Cassette Review: Nicky Z "Boat Fetish" (Hem&Lock Tapes)

[$5 // Edition of 25 //]

Having a boat fetish isn't really that weird if you're a pirate or just enjoy the seas.    Unless it's sexual because then that's just plain wrong.   And don't say it's unheard of because from what I hear one of my neighbors is a RSO and it has something to do with his riding lawn mower.   Yeah, do what you will with that one.

"Boat Fetish" begins with guitar slides and then has these sort of vocals and guitars which I think may have some audio clips mixed in as well but I'm not entirely certain.   There is a guitar part next that just plays on in a clean way and it reminds me of something out of a song by Blur.    There are racecar electronic whirrs and I can't help but think of "Pole Position".   A light saber hum brings on the screaming and then we find ourselves with some R2D2 sounds.

There is a sharp drone and then it turns into an acoustic guitar and singing.   There are beats behind the next song and in that way it has a hip hop feel to it, though it may not be strictly hip hop at all.   There is a loop of classic rock based guitars and when the vocals come out with it they remind me of Blind Melon.    Scraping noises take us to the end of Side A.

Side B starts with loops of something that bring out the static booms of doom.   There are tones Alfred Hitchcock might have used and then quieter percussion with a hum.   The singing comes through altered somehow and there is a guitar loop backing it up.    Static booms of doom return and then there is a screeching.   It becomes harsh.   Borderline glitch.

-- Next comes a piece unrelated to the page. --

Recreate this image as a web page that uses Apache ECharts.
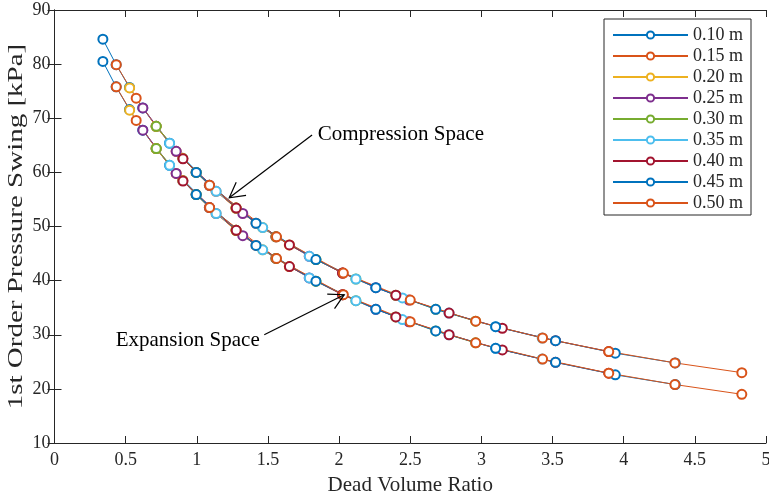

Words are spoken over a windtunnel.    We then return to the more traditional singing over guitars we heard once on Side A but this time it ends with these organ pipes.   The titular track comes on next, or at least I assume it is because he sings about his boat fetish, and it's somewhere between that dark, goth pop with the synth beats and in a lot of ways it just reminds me of Illegal Wiretaps.    The whole thing somehow comes to an end with a melody that a child's music box might create.

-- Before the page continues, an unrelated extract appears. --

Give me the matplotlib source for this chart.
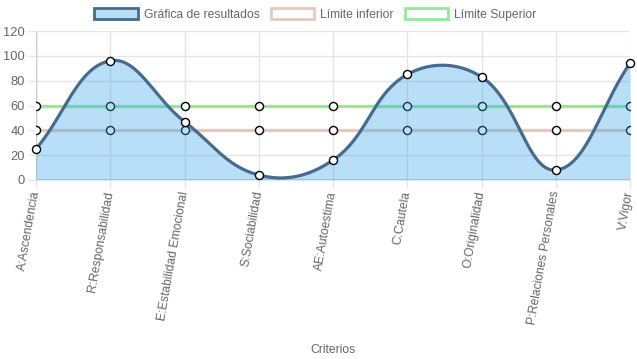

For the sake of full disclosure, I actually reviewed the Lewis Super "Noah EP" prior to this one and it was interesting because of the way it was split in half with two different sounds.    Well, Nicky Z does have two different sounds to him as well, though they would be more closely related to the rock and then the noise, but he doesn't really divide them by the halves but rather just splices them together.

I speculated that there might be some damage done to the flow to have two different genres intertwined in such a way, but even with a few seconds of silence Nicky Z manages to make it look easy.    "Boat Fetish" is a cassette that will leave you wanting more because from what I perceive to be track by track, you just never really know what's coming next and sometimes that mystery, that anticipation can be the best feeling of all.